Taking Malory as an example, if you want to refer to the manuscript, then you can refer to it

  • by its shelfmark: British Library Add MS 59678;

  • by its common name: the Winchester manuscript, but only if the context is clear, as there is another “Winchester manuscript” of the Anglo-Saxon Chronicle (Parker Library MS 173);

  • by its abbreviation: W, but again the content needs to be clear, as many other works have a manuscript W;

  • or you might make up your own name for it!

    Traditionally it is referred to as ‘W’ for ‘Winchester’, but since it is now known as BL Add MS 59678 I have called it in the present study ‘the Malory manuscript’.

    Lotte Hellinga (2014). ‘William Caxton and the Malory Manuscript’. In Texts in Transit: Manuscript to Proof and Print in the Fifteenth Century, p. 410. Leiden: Brill.
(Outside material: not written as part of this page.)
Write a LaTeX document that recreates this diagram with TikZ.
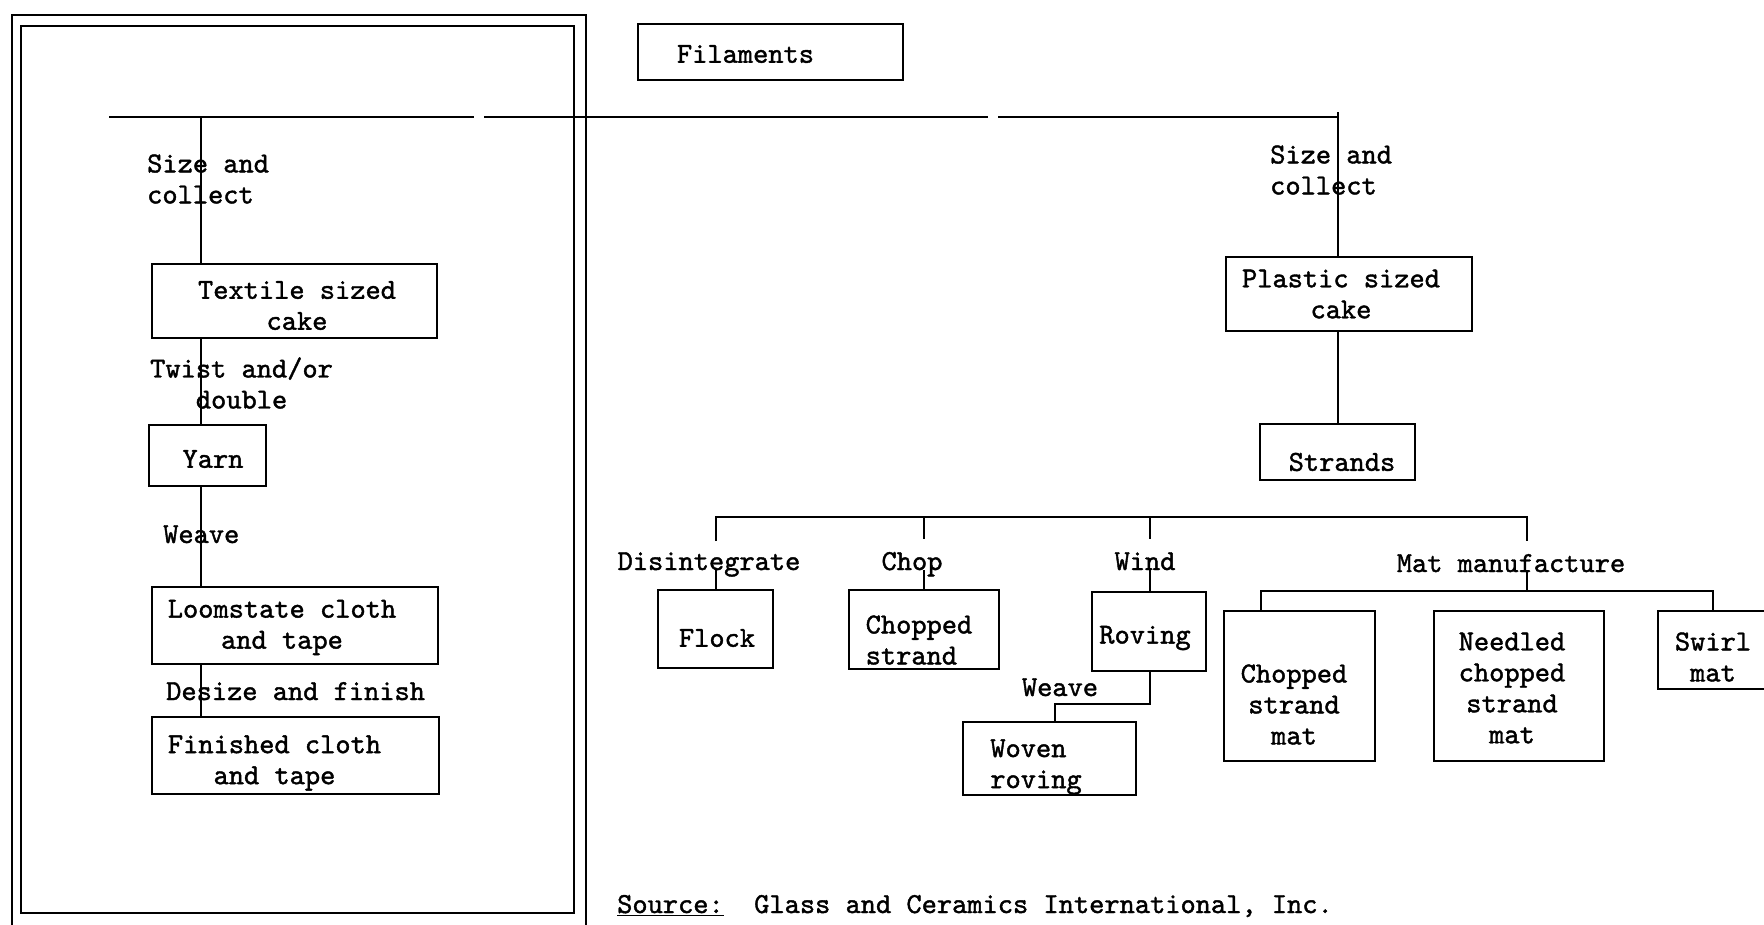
\documentclass[tikz,border=0pt]{standalone}
\usepackage{fontspec}
\setmonofont{lmmono10-regular}[Extension=.otf,FakeBold=1.4]
\newcommand\twfont{\ttfamily\fontsize{29}{31}\selectfont}
\begin{document}
\begin{tikzpicture}[x=1pt,y=-1pt,
  every node/.style={font=\twfont, inner sep=0pt},
  box/.style={draw, line width=2.6pt, rectangle, inner sep=0pt},
  link/.style={line width=2.2pt},
  frame/.style={line width=2pt},
  rule/.style={line width=1.6pt, dash pattern=on 365pt off 10pt on 504pt off 10pt},
]
\useasboundingbox (0,0) rectangle (1764,924);

% double frame round the textile branch
\draw[frame] (12,15) rectangle (586,960);
\draw[frame] (21,26) rectangle (574,913);

% boxes
\node[box, minimum width=265, minimum height=56,
  label={[xshift=-25,yshift=-2]center:Filaments}] (fil) at (770.5,52) {};
\node[box, minimum width=285, minimum height=74,
  label={[align=center,xshift=2.5,yshift=-4.5]center:{Textile sized\\cake}}] (tex) at (294.5,301) {};
\node[box, minimum width=117, minimum height=61,
  label={[xshift=5.5,yshift=-3.5]center:Yarn}] (yarn) at (207.5,455.5) {};
\node[box, minimum width=286, minimum height=77,
  label={[align=center,xshift=-13,yshift=-2]center:{Loomstate cloth\\and tape}}] (loom) at (295,625.5) {};
\node[box, minimum width=287, minimum height=77,
  label={[align=center,xshift=-21,yshift=-7.5]center:{Finished cloth\\and tape}}] (fin) at (295.5,755.5) {};
\node[box, minimum width=246, minimum height=74,
  label={[align=center,xshift=-8]center:{Plastic sized\\cake}}] (plas) at (1349,294) {};
\node[box, minimum width=155, minimum height=56,
  label={[xshift=4.5,yshift=-10]center:Strands}] (str) at (1337.5,452) {};
\node[box, minimum width=115, minimum height=78,
  label={[xshift=1.5,yshift=-9]center:Flock}] (flock) at (715.5,629) {};
\node[box, minimum width=150, minimum height=79,
  label={[align=left,xshift=-5,yshift=-10.5]center:{Chopped\\strand}}] (chs) at (924,629.5) {};
\node[box, minimum width=114, minimum height=79,
  label={[xshift=-4,yshift=-6.5]center:Roving}] (rov) at (1149,631.5) {};
\node[box, minimum width=173, minimum height=73,
  label={[align=left,xshift=-13.5,yshift=-8.5]center:{Woven\\roving}}] (wov) at (1049.5,758.5) {};
\node[box, minimum width=151, minimum height=150,
  label={[align=center,xshift=-5.5,yshift=-18.5]center:{Chopped\\strand\\mat}}] (csm) at (1299.5,686) {};
\node[box, minimum width=170, minimum height=150,
  label={[align=center,xshift=-7,yshift=-2]center:{Needled\\chopped\\strand\\mat}}] (ncsm) at (1519,686) {};
\node[box, minimum width=112, minimum height=78,
  label={[align=center,xshift=-1,yshift=-7]center:{Swirl\\mat}}] (swirl) at (1714,650) {};

% free labels
\node[anchor=west, align=left] (sc1) at (147,179) {Size and\\collect};
\node[anchor=west, align=left] (tw) at (150,383) {Twist and/or\\\phantom{Twi}double};
\node[anchor=base west] (wv1) at (163,543) {Weave};
\node[anchor=base west] (dz) at (166,700) {Desize and finish};
\node[anchor=west, align=left] (sc2) at (1270,170) {Size and\\collect};
\node[anchor=base] (dis) at (709,570) {Disintegrate};
\node[anchor=base] (chop) at (912,570) {Chop};
\node[anchor=base] (wind) at (1145,570) {Wind};
\node[anchor=base] (matm) at (1511,572) {Mat manufacture};
\node[anchor=base] (wv2) at (1060,696) {Weave};
\node[anchor=base west] (src) at (617,913) {\underline{Source:}~~Glass and Ceramics International, Inc.};

% filament rule and the two sizing branches
\coordinate (hl) at (109,117);
\coordinate (hr) at (1339,117);
\coordinate (jl) at (201,117);
\coordinate (jr) at (1338,112);
\draw[rule] (hl) -- (hr);
\draw[link] (jl) -- (jl |- tex.north);
\draw[link] (jr) -- (jr |- plas.north);
\draw[link] (tex.south -| jl) -- (yarn.north -| jl);
\draw[link] (yarn.south -| jl) -- (loom.north -| jl);
\draw[link] (loom.south -| jl) -- (fin.north -| jl);
\draw[link] (plas.south -| jr) -- (str.north -| jr);

% strand bus
\coordinate (b1) at (716,517);
\coordinate (b2) at (924,517);
\coordinate (b3) at (1150,517);
\coordinate (b4) at (1527,517);
\draw[link] ([yshift=-24pt]b1) -- (b1) -- (b4) -- ([yshift=-24pt]b4);
\draw[link] (b2) -- ([yshift=-22pt]b2);
\draw[link] (b3) -- ([yshift=-22pt]b3);
\draw[link] (dis.base -| b1) -- (flock.north -| b1);
\draw[link] (chop.base -| b2) -- (chs.north -| b2);
\draw[link] (wind.base -| b3) -- (rov.north -| b3);

% weave roving
\coordinate (wk) at (1055,704);
\draw[link] (rov.south -| b3) |- (wk) -- (wk |- wov.north);

% mat manufacture
\coordinate (m0) at (1527,591);
\coordinate (m1) at (1261,591);
\coordinate (m2) at (1713,591);
\draw[link] (matm.base -| b4) -- (m0);
\draw[link] (m1 |- csm.north) -- (m1) -- (m2) -- (m2 |- swirl.north);
\end{tikzpicture}
\end{document}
If you want to refer to a specific printed edition, then you use the title of that edition:

  • the 1485 Caxton edition has the title The Byrth, Lyf, and Actes of Kyng Arthur; of his Noble Knyghtes of the Rounde Table, theyr merveyllous enquestes and aduentures, Thachyeuyng of the Sanc Greal; and in the end Le Morte Darthur, with the dolorous deth and departying out of thys worlde of them al which everyone understandably abbreviates to Le Morte Darthur;†
  • the 1906 J. M. Dent edition, Le Morte d’Arthur, is typical of modern-spelling editions in regularizing the spelling of the title.

If you are referring to the work generally, and not to a particular edition, you can choose based on your purpose and audience. If you’re doing textual criticism for an audience of scholars then you’ll want to stick to original spelling, preferring the title Le Morte Darthur and the text beginning:

Hit befel in the dayes of Vther pendragon when he was kynge of all Englond and ſo regned that there was a myʒty duke in Cornewaill that helde warre ageynſt hym long tyme

but if you’re writing for a general audience then you’ll want to modernize the spelling to make it easier to read, preferring the title Le Morte d’Arthur and the text beginning:

It befell in the days of Uther Pendragon, when he was king of all England, and so reigned, that there was a mighty duke in Cornwall that held war against him long time.

Note that the title The Death of Arthur is generally not used for Malory’s text, but instead for the alliterative Morte Arthure, a Middle English poem; and the title The Death of King Arthur is used for La Mort le Roi Artu, an Old French prose romance.

† See this 1817 reprint. I was unable to find a scan of the original title page, so I am not sure whether the capitalization is original. There are only two surviving copies of the Caxton edition: the one at John Rylands University Library in Manchester is missing the first pages, and the one at the Morgan Library in New York is not digitized.